Tracking internet usage

The ECPA’s limits on electronic monitoring, according to some observers, do not apply to Internet use because browsing webpages does not constitute “communication.” The safest course of action, however, is for employers to create and enforce a clear policy governing acceptable Internet use at work, specifically reserving the right to monitor such use without additional notice.

Companies should include forbidden Internet use in their sexual harassment and equal employment opportunity policies in addition to this separate monitoring policy. In addition, companies have access to a wide range of filtering and blocking tools that are intended to limit access to unsuitable Internet sources.

Information technology employees are now required by several states to notify law authorities when they find child pornographic material on a workplace computer.

A number of states have passed laws. In a 2005 New Jersey case, the state appeal court ruled that an employer had a duty to look into an employee’s activities and take “prompt and effective measures to halt the illegal activity” if they were aware that the person was using a work computer to browse child pornography. According to the court, an employer might be held accountable to the victims for failing to notify law police when employees visited websites that might have included child pornography.

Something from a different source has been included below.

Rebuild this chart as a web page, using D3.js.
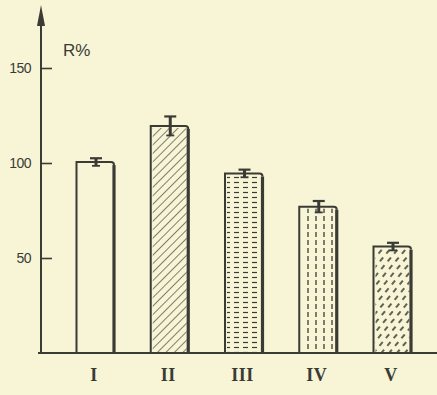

Video surveillance and observation

Employers frequently deploy video surveillance to keep an eye on workers’ behavior at work. To reduce employee malfeasance, several firms deploy video surveillance. If a crime were to occur at the jobsite, video surveillance can also offer proof of it. Employers must take into account the state regulations for the state where the surveillance is taking place, whether the space is public or private, whether sound is being recorded in addition to visual monitoring, and whether the camera is in plain sight or hidden. Where employees have a right to privacy, employers shouldn’t conduct video monitoring.